2 Stipendi fuori controllo.
FLORENTINO PEREZ ANDREA AGNELLI 1
Mentre i club si indebitano per ingaggiare i campioni, l' Uefa si arricchisce facendoli giocare in tornei sempre più lunghi. E ne inventa di improbabili (come la Nations league) per incamerare più profitti, con una redistribuzione ai top club tendente alle briciole. Oggi dei 3 miliardi di giro d' affari annuale, alle società arriva meno del 15%.
3 Procuratori bulimici. Sono il punto di rottura del sistema, le loro commissioni sono a livelli assurdi. Un esempio. Quando Paul Pogba è passato dalla Juventus al Manchester United, l' agente del calciatore (Mino Raiola) ha incassato tre percentuali: due dai club e una terza dal giocatore. Totale: 41 milioni per un' operazione da 120. Con l' Uefa in religioso silenzio. Nel 2019 la Premier League ha versato 263 milioni di sterline ai procuratori e la Serie A 180.
4 Plusvalenze fasulle. Sono la coperta di Linus dei club più titolati, un autentico maquillage dei bilanci, esempio di finanza creativa che si concretizza nello scambiarsi giocatori a cifre fuori mercato o valutare milioni mezzi brocchi. Operazioni che gli stessi giornalisti eccitati dai colpi di mercato fingono di non vedere.
5 Fair play a orologeria. Il Fair play finanziario fu l' invenzione dell' ente regolatore, l' Uefa, per moralizzare il circo. Ma ha funzionato solo per alcuni, vessati dal settlement agrement e controllati con il microscopio (Inter, Roma, Milan, Galatasaray) e non per altri. Manchester City e Paris Saint Germain - in generale i club gestiti dagli sceicchi arabi - hanno continuato a operare fuori dalle regole senza alcuno stop, al massimo un buffetto di richiamo.
La realtà è sempre meno aulica della letteratura e l' Uefa ha sempre guardato altrove, guadagnando marginalità importanti. Sul pianeta del pallone sgonfio la metafora è al contrario: «I frati impoveriscono ma il convento è ricco». La spallata tentata dai 12 era un modo per svegliare l' abate avaro, quel Ceferin che oggi esulta perché (dopo le dimissioni di Agnelli) a guidare l' Eca - il circolo della caccia delle società del continente - è arrivato Nasser Al Khelaifi, proprietario qatariota del Psg, titolare dei cartellini di Neymar e Kylian Mbappè, improbabile difensore dei piccoli club virtuosi.
L' unica soluzione per frenare la corriera lanciata verso il burrone è il salary cap, il tetto salariale degli stipendi che funziona nello sport americano.
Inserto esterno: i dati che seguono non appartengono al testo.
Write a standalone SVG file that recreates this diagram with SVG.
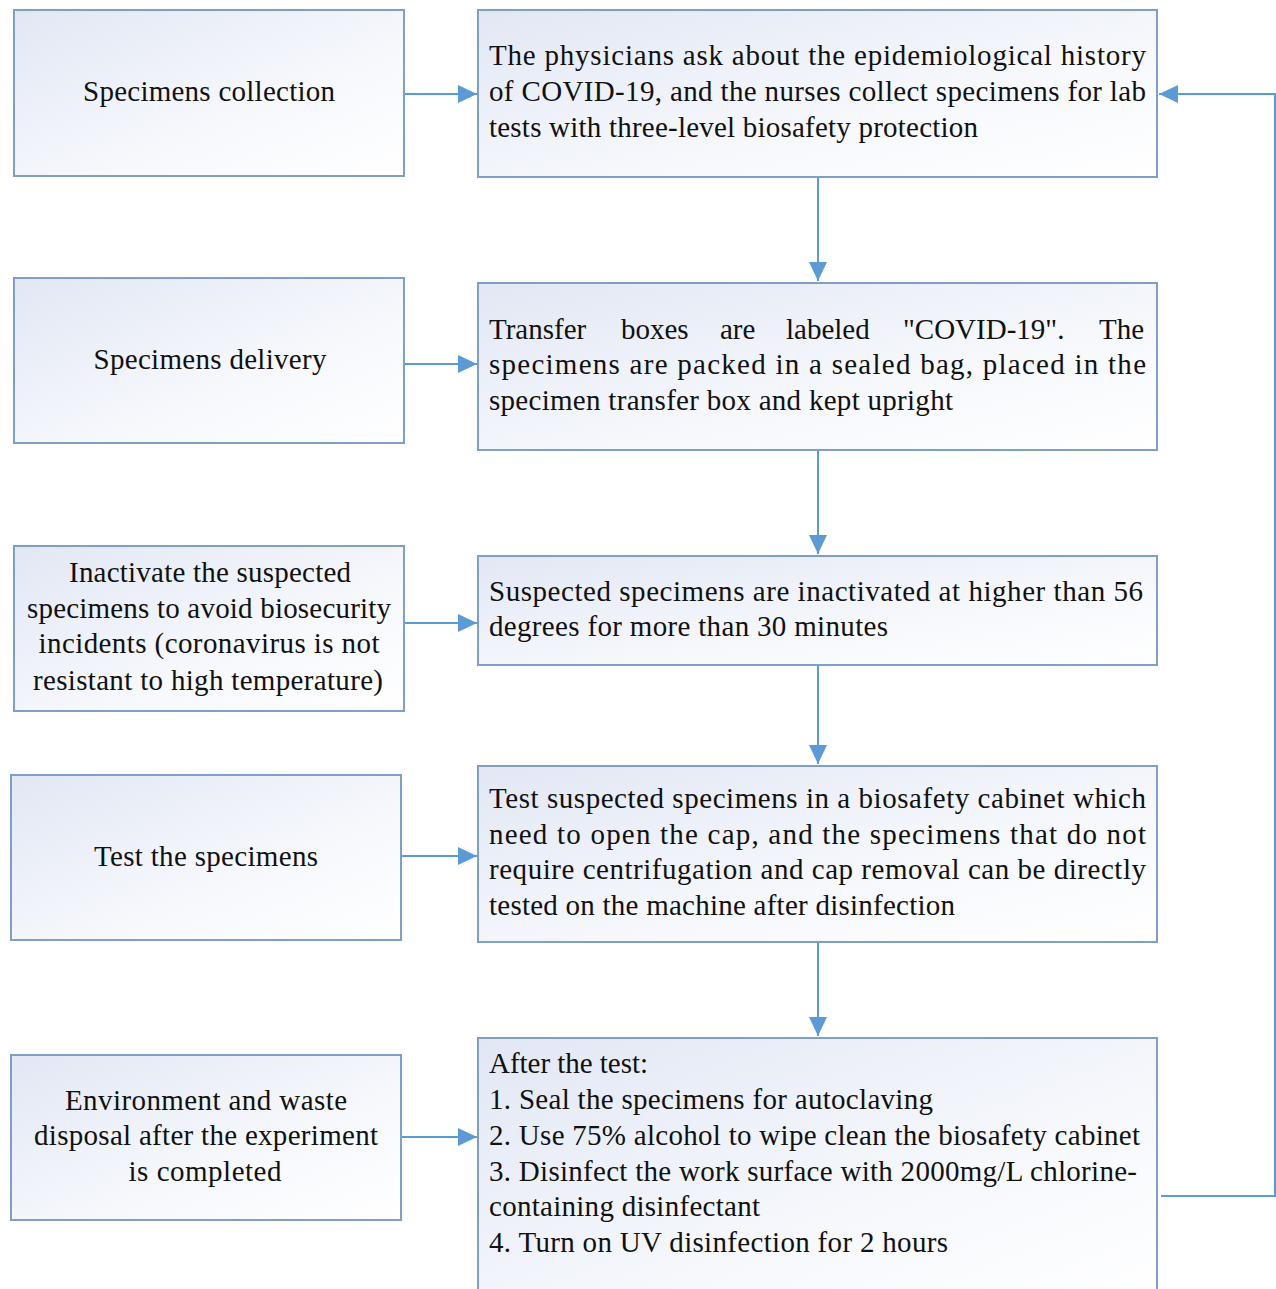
<svg xmlns="http://www.w3.org/2000/svg" width="1276" height="1289" viewBox="0 0 1276 1289">
<defs>
<linearGradient id="g" x1="0" y1="0" x2="1" y2="1">
<stop offset="0" stop-color="#e2e7f4"/>
<stop offset="0.6" stop-color="#f6f8fc"/>
<stop offset="1" stop-color="#ffffff"/>
</linearGradient>
<marker id="ah" markerUnits="userSpaceOnUse" markerWidth="20" markerHeight="18" refX="19" refY="9" orient="auto">
<path d="M0,0 L19,9 L0,18 Z" fill="#5b9bd5"/>
</marker>
<style>
.box{fill:url(#g);stroke:#7f9fc7;stroke-width:2}
.t{font-family:"Liberation Serif","Times New Roman",serif;font-size:29px;fill:#111}
.c{text-anchor:middle}
.ln{fill:none;stroke:#5b9bd5;stroke-width:2}
</style>
</defs>
<rect width="1276" height="1289" fill="#ffffff"/>

<g id="connectors">
<line class="ln" x1="405" y1="94" x2="477" y2="94" marker-end="url(#ah)"/>
<line class="ln" x1="405" y1="364" x2="477" y2="364" marker-end="url(#ah)"/>
<line class="ln" x1="405" y1="623" x2="477" y2="623" marker-end="url(#ah)"/>
<line class="ln" x1="402" y1="856" x2="477" y2="856" marker-end="url(#ah)"/>
<line class="ln" x1="402" y1="1137" x2="477" y2="1137" marker-end="url(#ah)"/>
<line class="ln" x1="818" y1="178" x2="818" y2="281" marker-end="url(#ah)"/>
<line class="ln" x1="818" y1="451" x2="818" y2="554" marker-end="url(#ah)"/>
<line class="ln" x1="818" y1="666" x2="818" y2="764" marker-end="url(#ah)"/>
<line class="ln" x1="818" y1="943" x2="818" y2="1036" marker-end="url(#ah)"/>
<path class="ln" d="M1161,1196 L1275,1196 L1275,94 L1159,94" marker-end="url(#ah)"/>
</g>

<g id="left1">
<rect class="box" x="14" y="10" width="390" height="166"/>
<text class="t c" x="209" y="101" textLength="252" lengthAdjust="spacing">Specimens collection</text>
</g>
<g id="left2">
<rect class="box" x="14" y="278" width="390" height="165"/>
<text class="t c" x="210" y="369" textLength="233" lengthAdjust="spacing">Specimens delivery</text>
</g>
<g id="left3">
<rect class="box" x="14" y="546" width="390" height="165"/>
<text class="t c" x="210" y="582" textLength="282" lengthAdjust="spacing">Inactivate the suspected</text>
<text class="t c" x="209" y="618" textLength="364" lengthAdjust="spacing">specimens to avoid biosecurity</text>
<text class="t c" x="209" y="653" textLength="341" lengthAdjust="spacing">incidents (coronavirus is not</text>
<text class="t c" x="208" y="690" textLength="350" lengthAdjust="spacing">resistant to high temperature)</text>
</g>
<g id="left4">
<rect class="box" x="11" y="775" width="390" height="165"/>
<text class="t c" x="206" y="866" textLength="224" lengthAdjust="spacing">Test the specimens</text>
</g>
<g id="left5">
<rect class="box" x="11" y="1055" width="390" height="165"/>
<text class="t c" x="206" y="1110" textLength="282" lengthAdjust="spacing">Environment and waste</text>
<text class="t c" x="206" y="1145" textLength="344" lengthAdjust="spacing">disposal after the experiment</text>
<text class="t c" x="205" y="1181" textLength="153" lengthAdjust="spacing">is completed</text>
</g>

<g id="right1">
<rect class="box" x="478" y="10" width="679" height="167"/>
<text class="t" x="489" y="65" textLength="657" lengthAdjust="spacing">The physicians ask about the epidemiological history</text>
<text class="t" x="489" y="101" textLength="657" lengthAdjust="spacing">of COVID-19, and the nurses collect specimens for lab</text>
<text class="t" x="489" y="137" textLength="489" lengthAdjust="spacing">tests with three-level biosafety protection</text>
</g>
<g id="right2">
<rect class="box" x="478" y="283" width="679" height="167"/>
<text class="t" y="339"><tspan x="489">Transfer</tspan> <tspan x="621">boxes</tspan> <tspan x="720">are</tspan> <tspan x="786">labeled</tspan> <tspan x="903">"COVID-19".</tspan> <tspan x="1099">The</tspan></text>
<text class="t" x="489" y="374" textLength="657" lengthAdjust="spacing">specimens are packed in a sealed bag, placed in the</text>
<text class="t" x="489" y="410" textLength="464" lengthAdjust="spacing">specimen transfer box and kept upright</text>
</g>
<g id="right3">
<rect class="box" x="478" y="556" width="679" height="109"/>
<text class="t" x="489" y="601" textLength="654" lengthAdjust="spacing">Suspected specimens are inactivated at higher than 56</text>
<text class="t" x="489" y="636" textLength="399" lengthAdjust="spacing">degrees for more than 30 minutes</text>
</g>
<g id="right4">
<rect class="box" x="478" y="766" width="679" height="176"/>
<text class="t" x="489" y="808" textLength="657" lengthAdjust="spacing">Test suspected specimens in a biosafety cabinet which</text>
<text class="t" x="489" y="844" textLength="657" lengthAdjust="spacing">need to open the cap, and the specimens that do not</text>
<text class="t" x="489" y="879" textLength="657" lengthAdjust="spacing">require centrifugation and cap removal can be directly</text>
<text class="t" x="489" y="915" textLength="466" lengthAdjust="spacing">tested on the machine after disinfection</text>
</g>
<g id="right5">
<rect class="box" x="478" y="1038" width="679" height="270"/>
<text class="t" x="489" y="1073" textLength="159" lengthAdjust="spacing">After the test:</text>
<text class="t" x="489" y="1109" textLength="444" lengthAdjust="spacing">1. Seal the specimens for autoclaving</text>
<text class="t" x="489" y="1145" textLength="651" lengthAdjust="spacing">2. Use 75% alcohol to wipe clean the biosafety cabinet</text>
<text class="t" x="489" y="1181" textLength="648" lengthAdjust="spacing">3. Disinfect the work surface with 2000mg/L chlorine-</text>
<text class="t" x="489" y="1216" textLength="271" lengthAdjust="spacing">containing disinfectant</text>
<text class="t" x="489" y="1252" textLength="459" lengthAdjust="spacing">4. Turn on UV disinfection for 2 hours</text>
</g>
</svg>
La Nba di basket e la Nfl di football lo adottano da decenni, chi sfora viene sanzionato. Basterebbe che l' Uefa lo introducesse oggi per adottarlo fra cinque anni. Con un problema per i calciatori oggi indignati: ogni richiesta di bonus o di aumento di stipendio troverebbe la porta chiusa. E un cartello con scritto sopra: «I sogni non si pagano».
«Questo è il fallimento di tutti», ha scritto Mario Sconcerti sul Corriere della Sera. Sagge parole. In Italia bisogna prendere atto di una realtà anche più dura: Juventus, Inter, Milan e Roma rappresentano insieme il 60% del fatturato di tutta la Serie A. Se i quattro pilastri non tengono più, il tendone del circo crolla su tutti gli altri. Anche sulle meravigliose piccole che parcheggiano il pullman sulla linea di porta (tranne Atalanta e Sassuolo) quando giocano allo Stadium, a San Siro o all' Olimpico per lucrare uno 0-0.
C' è una foto stupenda che simboleggia il corto circuito. È quella in cui Boris Johnson, vincitore politico del braccio di ferro, palleggia in un campetto di periferia con una decina di bambini. Indossano tutti le maglie di Chelsea, Arsenal, Tottenham, Liverpool. Piangono se falliscono, non se giocano fra loro.